■ **Task description**
Leaving out the pictures, retype all the material exactly.

■ **Given information**
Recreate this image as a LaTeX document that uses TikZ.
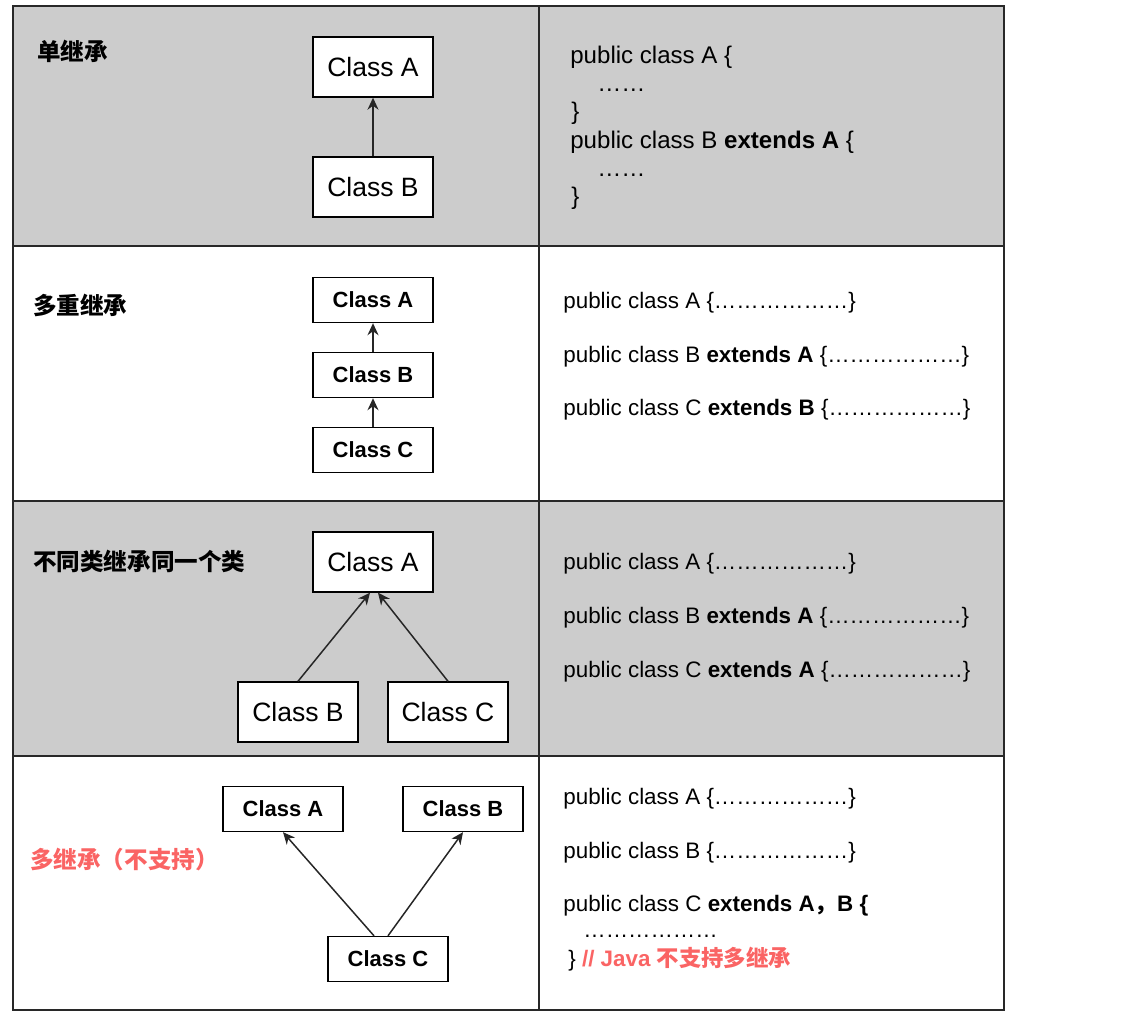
\documentclass[tikz,border=0pt]{standalone}
\usepackage{fontspec}
\setmainfont{Liberation Sans}
\newfontfamily\cjk{Noto Sans CJK SC}
\usetikzlibrary{arrows.meta}
\definecolor{panel}{RGB}{204,204,204}
\definecolor{rule}{RGB}{40,40,40}
\definecolor{warn}{RGB}{250,100,100}
\tikzset{
  >={Stealth[length=2.4mm,width=2.2mm]},
  cls/.style={draw=black,fill=white,line width=0.8pt,minimum width=24mm,
    minimum height=#1,inner sep=0pt,font=\fontsize{15.1}{18}\selectfont},
  cls/.default=12mm,
  bcls/.style={cls=9mm,font=\fontsize{12.5}{15}\selectfont\bfseries},
  inherit/.style={->,line width=0.85pt,draw=black!85},
  tag/.style={anchor=west,inner sep=0pt,font=\fontsize{13.4}{16}\selectfont\cjk\bfseries},
  code/.style={anchor=west,inner sep=0pt,font=\fontsize{12.75}{15}\selectfont},
  bigcode/.style={code,font=\fontsize{13.7}{16}\selectfont},
  grid line/.style={draw=rule,line width=0.8pt},
}

\begin{document}
\begin{tikzpicture}[x=0.02cm,y=-0.02cm]
  \useasboundingbox (0,0) rectangle (1123,1025);
  % table
  \fill[panel] (13,6) rectangle (1004,246);
  \fill[panel] (13,501) rectangle (1004,756);
  \draw[grid line] (13,6) rectangle (1004,1010);
  \foreach \y in {246,501,756} \draw[grid line] (13,\y) -- (1004,\y);
  \draw[grid line] (539,6) -- (539,1010);

  % single
  \node[tag] (t1) at (37,51) {单继承};
  \node[cls] (a1) at (373,67) {Class A};
  \node[cls] (b1) at (373,187) {Class B};
  \draw[inherit] (b1) -- (a1);
  \node[bigcode] (c11) at (570,57) {public class A \{};
  \node[bigcode] (c12) at (597,90) {……};
  \node[bigcode] (c13) at (571,113) {\}};
  \node[bigcode] (c14) at (570,142) {public class B \textbf{extends A} \{};
  \node[bigcode] (c15) at (597,175) {……};
  \node[bigcode] (c16) at (571,198) {\}};

  % chain
  \node[tag] (t2) at (33,305) {多重继承};
  \node[bcls] (a2) at (373,300) {Class A};
  \node[bcls] (b2) at (373,375) {Class B};
  \node[bcls] (c2) at (373,450) {Class C};
  \draw[inherit] (b2) -- (a2);
  \draw[inherit] (c2) -- (b2);
  \node[code] (c21) at (563,303) {public class A \{………………\}};
  \node[code] (c22) at (563,357) {public class B \textbf{extends A} \{………………\}};
  \node[code] (c23) at (563,410) {public class C \textbf{extends B} \{………………\}};

  % shared parent
  \node[tag] (t3) at (33,561) {不同类继承同一个类};
  \node[cls] (a3) at (373,562) {Class A};
  \node[cls] (b3) at (298,712) {Class B};
  \node[cls] (c3) at (448,712) {Class C};
  \draw[inherit] (b3.north) -- ([xshift=-0.06cm]a3.south);
  \draw[inherit] (c3.north) -- ([xshift=0.1cm]a3.south);
  \node[code] (c31) at (563,564) {public class A \{………………\}};
  \node[code] (c32) at (563,618) {public class B \textbf{extends A} \{………………\}};
  \node[code] (c33) at (563,672) {public class C \textbf{extends A} \{………………\}};

  % multiple
  \node[tag,text=warn] (t4) at (30,859) {多继承（不支持）};
  \node[bcls] (a4) at (283,809) {Class A};
  \node[bcls] (b4) at (463,809) {Class B};
  \node[bcls] (c4) at (388,959) {Class C};
  \draw[inherit] ([xshift=-0.28cm]c4.north) -- (a4.south);
  \draw[inherit] ([xshift=0cm]c4.north) -- (b4.south);
  \node[code] (c41) at (563,799) {public class A \{………………\}};
  \node[code] (c42) at (563,853) {public class B \{………………\}};
  \node[code] (c43) at (563,906) {public class C \textbf{extends A{\cjk ，}B \{}};
  \node[code] (c44) at (583,936) {………………};
  \node[code] (c45) at (568,959) {\} \textcolor{warn}{\bfseries // Java {\cjk 不支持多继承}}};
\end{tikzpicture}
\end{document}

■ **Solution below**
Recreate this image as a LaTeX document that uses TikZ.
\documentclass[tikz,border=0pt]{standalone}
\usepackage{fontspec}
\setmainfont{Liberation Sans}
\newfontfamily\cjk{Noto Sans CJK SC}
\usetikzlibrary{arrows.meta}
\definecolor{panel}{RGB}{204,204,204}
\definecolor{rule}{RGB}{40,40,40}
\definecolor{warn}{RGB}{250,100,100}
\tikzset{
  >={Stealth[length=2.4mm,width=2.2mm]},
  cls/.style={draw=black,fill=white,line width=0.8pt,minimum width=24mm,
    minimum height=#1,inner sep=0pt,font=\fontsize{15.1}{18}\selectfont},
  cls/.default=12mm,
  bcls/.style={cls=9mm,font=\fontsize{12.5}{15}\selectfont\bfseries},
  inherit/.style={->,line width=0.85pt,draw=black!85},
  tag/.style={anchor=west,inner sep=0pt,font=\fontsize{13.4}{16}\selectfont\cjk\bfseries},
  code/.style={anchor=west,inner sep=0pt,font=\fontsize{12.75}{15}\selectfont},
  bigcode/.style={code,font=\fontsize{13.7}{16}\selectfont},
  grid line/.style={draw=rule,line width=0.8pt},
}

\begin{document}
\begin{tikzpicture}[x=0.02cm,y=-0.02cm]
  \useasboundingbox (0,0) rectangle (1123,1025);
  % table
  \fill[panel] (13,6) rectangle (1004,246);
  \fill[panel] (13,501) rectangle (1004,756);
  \draw[grid line] (13,6) rectangle (1004,1010);
  \foreach \y in {246,501,756} \draw[grid line] (13,\y) -- (1004,\y);
  \draw[grid line] (539,6) -- (539,1010);

  % single
  \node[tag] (t1) at (37,51) {单继承};
  \node[cls] (a1) at (373,67) {Class A};
  \node[cls] (b1) at (373,187) {Class B};
  \draw[inherit] (b1) -- (a1);
  \node[bigcode] (c11) at (570,57) {public class A \{};
  \node[bigcode] (c12) at (597,90) {……};
  \node[bigcode] (c13) at (571,113) {\}};
  \node[bigcode] (c14) at (570,142) {public class B \textbf{extends A} \{};
  \node[bigcode] (c15) at (597,175) {……};
  \node[bigcode] (c16) at (571,198) {\}};

  % chain
  \node[tag] (t2) at (33,305) {多重继承};
  \node[bcls] (a2) at (373,300) {Class A};
  \node[bcls] (b2) at (373,375) {Class B};
  \node[bcls] (c2) at (373,450) {Class C};
  \draw[inherit] (b2) -- (a2);
  \draw[inherit] (c2) -- (b2);
  \node[code] (c21) at (563,303) {public class A \{………………\}};
  \node[code] (c22) at (563,357) {public class B \textbf{extends A} \{………………\}};
  \node[code] (c23) at (563,410) {public class C \textbf{extends B} \{………………\}};

  % shared parent
  \node[tag] (t3) at (33,561) {不同类继承同一个类};
  \node[cls] (a3) at (373,562) {Class A};
  \node[cls] (b3) at (298,712) {Class B};
  \node[cls] (c3) at (448,712) {Class C};
  \draw[inherit] (b3.north) -- ([xshift=-0.06cm]a3.south);
  \draw[inherit] (c3.north) -- ([xshift=0.1cm]a3.south);
  \node[code] (c31) at (563,564) {public class A \{………………\}};
  \node[code] (c32) at (563,618) {public class B \textbf{extends A} \{………………\}};
  \node[code] (c33) at (563,672) {public class C \textbf{extends A} \{………………\}};

  % multiple
  \node[tag,text=warn] (t4) at (30,859) {多继承（不支持）};
  \node[bcls] (a4) at (283,809) {Class A};
  \node[bcls] (b4) at (463,809) {Class B};
  \node[bcls] (c4) at (388,959) {Class C};
  \draw[inherit] ([xshift=-0.28cm]c4.north) -- (a4.south);
  \draw[inherit] ([xshift=0cm]c4.north) -- (b4.south);
  \node[code] (c41) at (563,799) {public class A \{………………\}};
  \node[code] (c42) at (563,853) {public class B \{………………\}};
  \node[code] (c43) at (563,906) {public class C \textbf{extends A{\cjk ，}B \{}};
  \node[code] (c44) at (583,936) {………………};
  \node[code] (c45) at (568,959) {\} \textcolor{warn}{\bfseries // Java {\cjk 不支持多继承}}};
\end{tikzpicture}
\end{document}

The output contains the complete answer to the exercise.